Doch der Kollaps des Assad-Regimes am 8. Dezember 2024 bedeutete auch das Ende der iranischen Ambitionen in Syrien. Die Ereignisse überschlugen sich nach dem Angriff der Hamas auf Israel am 7. Oktober, der zu verstärkten israelischen Luftangriffen auf iranische Stellungen in Syrien führte. Die Ermordung wichtiger iranischer und Hisbollah-Kommandeure sowie ein Vertrauensbruch zwischen Assad und den iranisch unterstützten Kräften beschleunigten den Zusammenbruch.
Überstürzter Rückzug
Ein hoher Vertreter einer irakischen, iranisch unterstützten Miliz berichtete der BBC: „Die Entwicklungen gingen so schnell vor sich, dass der Befehl lautete: ‚Nimm nur deinen Rucksack und geh.’“
Viele der Kämpfer wurden nach Irak oder Libanon beordert, während andere auf russische Militärstützpunkte evakuiert wurden. Die israelischen Luftangriffe hatten zudem eine „psychologische Lähmung“ bei iranischen und Hisbollah-Kämpfern ausgelöst, sagte Mohammad al-Rabbat, ein Kämpfer der islamistischen Gruppe Hayaat Tahrir al-Sham (HTS).
Die Basis „Position des Märtyrers Zahedi“, benannt nach einem hochrangigen IRGC-Kommandeur, zeugt von der panischen Flucht: In den verlassenen Räumen fanden sich persönliche Informationen von Kämpfern, darunter Adressen, Telefonnummern und militärische Codes.
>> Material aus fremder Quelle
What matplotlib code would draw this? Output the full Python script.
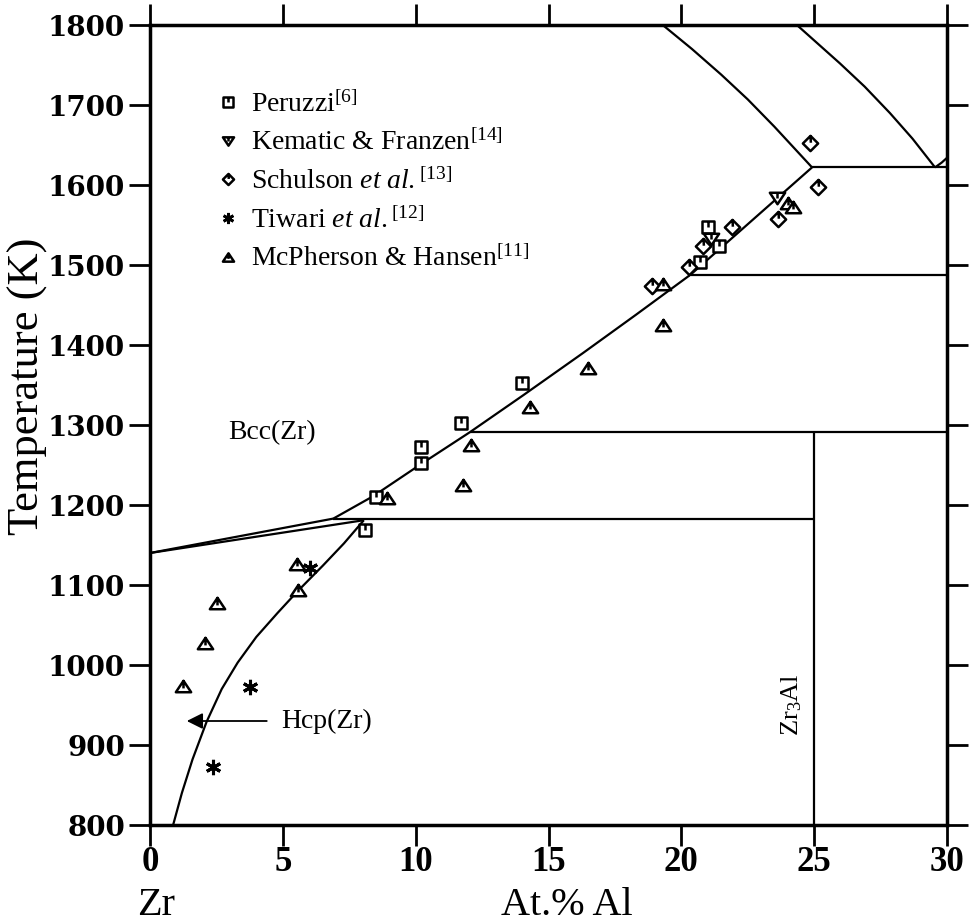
import matplotlib
matplotlib.use('Agg')
import matplotlib.pyplot as plt
from matplotlib.path import Path
from matplotlib.lines import Line2D

plt.rcParams['font.family'] = ['Liberation Serif', 'DejaVu Serif']
plt.rcParams['mathtext.fontset'] = 'custom'
plt.rcParams['mathtext.rm'] = 'Liberation Serif'
plt.rcParams['mathtext.it'] = 'Liberation Serif:italic'
plt.rcParams['mathtext.bf'] = 'Liberation Serif:bold'

# ---------------- data ----------------
x_ticks = [0, 5, 10, 15, 20, 25, 30]
y_ticks = [800, 900, 1000, 1100, 1200, 1300, 1400, 1500, 1600, 1700, 1800]

peruzzi_x = [8.1, 8.5, 10.2, 10.2, 11.7, 14.0, 20.7, 21.0, 21.4]
peruzzi_T = [1169, 1210, 1273, 1253, 1303, 1353, 1504, 1548, 1524]

kematic_x = [21.1, 23.6]
kematic_T = [1533, 1584]

schulson_x = [18.9, 20.3, 20.8, 21.9, 23.65, 24.85, 25.15]
schulson_T = [1474, 1498, 1524, 1548, 1557, 1653, 1598]

tiwari_x = [2.37, 3.76, 6.02]
tiwari_T = [872, 972, 1121]

mcpherson_x = [1.24, 2.07, 2.52, 5.53, 5.57, 8.92, 11.78, 12.08, 14.3, 16.48, 19.3, 19.3, 24.0, 24.2]
mcpherson_T = [974, 1027, 1078, 1126, 1094, 1209, 1225, 1275, 1322, 1371, 1425, 1476, 1577, 1573]

# phase boundaries
hcp_x = [0.87, 1.2, 1.6, 2.13, 2.7, 3.3, 4.0, 4.8, 5.55, 6.5, 7.3, 8.05]
hcp_T = [800, 840, 882, 929, 970, 1003, 1035, 1065, 1092, 1124, 1152, 1181]

solvus_low_x = [0.0, 8.05]
solvus_low_T = [1140, 1181]
solvus_up_x = [0.0, 6.9]
solvus_up_T = [1140, 1183]

bcc_x = [6.9, 8.4, 10.24, 12.04, 14.04, 16.3, 18.3, 20.35, 22.5, 24.92]
bcc_T = [1183, 1211, 1252, 1291, 1337, 1390, 1438, 1488, 1551, 1622]

liq1_x = [19.3, 20.4, 21.5, 22.5, 23.5, 24.92]
liq1_T = [1800, 1770, 1738, 1707, 1673, 1622]

liq2_x = [24.35, 25.97, 26.9, 27.85, 28.7, 29.55]
liq2_T = [1800, 1752, 1723, 1690, 1658, 1622]

arc_x = [29.55, 29.8, 30.0]
arc_T = [1622, 1628, 1634]

eutectoid_x = [6.9, 25.0]
eutectoid_T = [1183, 1183]
h1291_x = [12.04, 30]
h1291_T = [1291, 1291]
h1488_x = [20.35, 30]
h1488_T = [1488, 1488]
h1622_x = [24.92, 30]
h1622_T = [1622, 1622]
zr3al_x = [25.0, 25.0]
zr3al_T = [800, 1291]

# ---------------- markers ----------------
M, L, C = Path.MOVETO, Path.LINETO, Path.CLOSEPOLY
sq_path = Path([(-1, -1), (1, -1), (1, 1), (-1, 1), (-1, -1), (0, 1), (0, 0.05)],
               [M, L, L, L, C, M, L])
tri_path = Path([(-1, -0.75), (1, -0.75), (0, 0.75), (-1, -0.75), (0, 0.75), (0, -0.25)],
                [M, L, L, C, M, L])
itri_path = Path([(-1, 0.75), (1, 0.75), (0, -0.75), (-1, 0.75), (0, 0.75), (0, 0.0)],
                 [M, L, L, C, M, L])
dia_path = Path([(0, 1), (1, 0), (0, -1), (-1, 0), (0, 1), (0, 1), (0.05, 0.1)],
                [M, L, L, L, C, M, L])
star_m = (6, 2, 0)

fig = plt.figure(figsize=(9.69, 9.24), dpi=100)
ax = fig.add_axes([150/969, 1-825/924, 797/969, 800/924])

lw = 1.6
for xs, ts in [(hcp_x, hcp_T), (solvus_low_x, solvus_low_T), (solvus_up_x, solvus_up_T),
               (bcc_x, bcc_T), (liq1_x, liq1_T), (liq2_x, liq2_T), (arc_x, arc_T),
               (eutectoid_x, eutectoid_T), (h1291_x, h1291_T), (h1488_x, h1488_T),
               (h1622_x, h1622_T), (zr3al_x, zr3al_T)]:
    ax.plot(xs, ts, color='black', lw=lw, solid_capstyle='butt', solid_joinstyle='round')

mk = dict(ls='none', mfc='white', mec='black', mew=1.8, zorder=5)
ax.plot(peruzzi_x, peruzzi_T, marker=sq_path, ms=9, **mk)
ax.plot(kematic_x, kematic_T, marker=itri_path, ms=11, **mk)
ax.plot(schulson_x, schulson_T, marker=dia_path, ms=11, **mk)
ax.plot(tiwari_x, tiwari_T, marker=star_m, ms=11, ls='none', color='black', mew=2.2, zorder=5)
ax.plot(mcpherson_x, mcpherson_T, marker=tri_path, ms=11, **mk)

# legend
lmk = dict(ls='none', mfc='white', mec='black', mew=1.8)
handles = [
    Line2D([], [], marker=sq_path, ms=7, **lmk),
    Line2D([], [], marker=itri_path, ms=8, **lmk),
    Line2D([], [], marker=dia_path, ms=8, **lmk),
    Line2D([], [], marker=star_m, ms=8, ls='none', color='black', mew=2),
    Line2D([], [], marker=tri_path, ms=8, **lmk),
]
labels = [r"Peruzzi$^{[6]}$",
          r"Kematic & Franzen$^{[14]}$",
          r"Schulson $\mathit{et\ al.}^{[13]}$",
          r"Tiwari $\mathit{et\ al.}^{[12]}$",
          r"McPherson & Hansen$^{[11]}$"]
ax.legend(handles, labels, loc='upper left', bbox_to_anchor=(0.080, 0.917),
          frameon=False, fontsize=20, handlelength=1.0, handletextpad=0.35,
          labelspacing=0.44, borderpad=0, borderaxespad=0)

# annotations
ax.text(4.6, 1290, "Bcc(Zr)", ha='center', va='center', fontsize=20)
ax.text(4.93, 930, "Hcp(Zr)", ha='left', va='center', fontsize=20)
ax.annotate('', xy=(1.28, 930), xytext=(4.5, 930),
            arrowprops=dict(arrowstyle='-|>', color='black', lw=1.3, mutation_scale=24))
ax.text(24.16, 950, r"Zr$_3$Al", rotation=90, ha='center', va='center', fontsize=19)

# axes
ax.set_xlim(0, 30)
ax.set_ylim(800, 1800)
ax.set_xticks(x_ticks)
ax.set_yticks(y_ticks)
ax.set_xticklabels([str(v) for v in x_ticks], fontsize=25, fontweight='bold',
                   family='Liberation Serif')
ax.set_yticklabels([str(v) for v in y_ticks], fontsize=20, fontweight='bold',
                   family='DejaVu Serif')
ax.tick_params(axis='both', direction='out', length=15, width=2,
               top=True, right=True, labeltop=False, labelright=False)
ax.tick_params(axis='x', pad=0)
ax.tick_params(axis='y', pad=3)
for s in ax.spines.values():
    s.set_linewidth(2.5)

fig.text(28/969, 1-386/924, "Temperature (K)", rotation=90, ha='center', va='center',
         fontsize=32)
fig.text(567/969, 1-915/924, "At.% Al", ha='center', va='baseline', fontsize=29)
fig.text(137/969, 1-915/924, "Zr", ha='left', va='baseline', fontsize=29)

fig.savefig('out.png', dpi=100)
Viele der Kämpfer gehörten zur afghanischen Brigade, die vom Iran zur Unterstützung des Assad-Regimes rekrutiert worden war.
Syrer atmen auf – aber die Narben bleiben
Die Bevölkerung in der Umgebung der iranischen Basen erlebte die Präsenz der iranischen Milizen als bedrückend. Abdullah, ein 65-jähriger Bewohner der Region, sagte, die Kämpfer hätten Verdächtigungen gegen alle geäußert. „Sie saßen mit Waffen, die auf die Straßen gerichtet waren, und behandelten uns wie Feinde“, berichtet er.
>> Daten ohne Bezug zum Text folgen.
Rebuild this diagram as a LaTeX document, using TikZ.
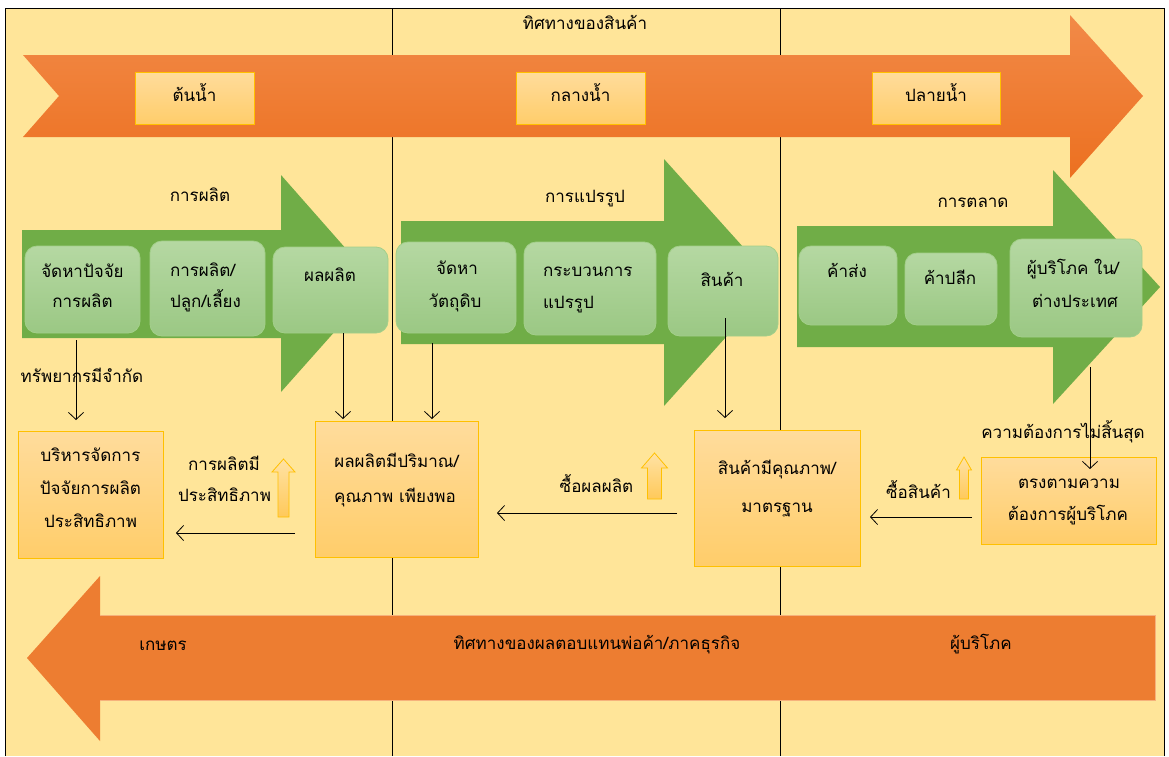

Seine Frau Jourieh erinnerte sich an die Angst, dass es zu einem brutalen Gefecht kommen könnte, bevor die iranischen Milizen schließlich plötzlich verschwanden. „Das war eine Besatzung“, sagt Abdo, ein Rückkehrer in die Region.
Die Wut auf den Iran steht im Kontrast zur Haltung vieler Syrer gegenüber Russland, das zwar Luftangriffe ausführte, jedoch weniger direkten Kontakt zur Bevölkerung hatte.
Der Niedergang der „Achse des Widerstands“
Syrien unter seiner neuen Regierung hat den Iran deutlich ins Abseits gestellt: Iranische Staatsangehörige dürfen neben Israelis nicht mehr ins Land einreisen, die iranische Botschaft wurde nach Protesten geschlossen.
Ahmed al-Sharaa, der neue syrische Führer, sprach in einem Interview vom „Ende des iranischen Projekts“ in Syrien, hält jedoch die Tür für eine „ausgewogene“ Beziehung zu Teheran offen.
Die militärische Infrastruktur des Iran, einst ein zentrales Element seines „Sicherheitsgürtels“ gegen Israel, liegt in Trümmern. Selbst kurz vor ihrem Rückzug waren die iranischen Kräfte noch dabei, Tunnel und Feldkrankenhäuser zu bauen – nun sind es Geisterstätten.
Nach Jahren der Expansion ist die iranische Präsenz in Syrien nahezu ausgelöscht – sowohl auf dem Schlachtfeld als auch in den Augen vieler Syrer.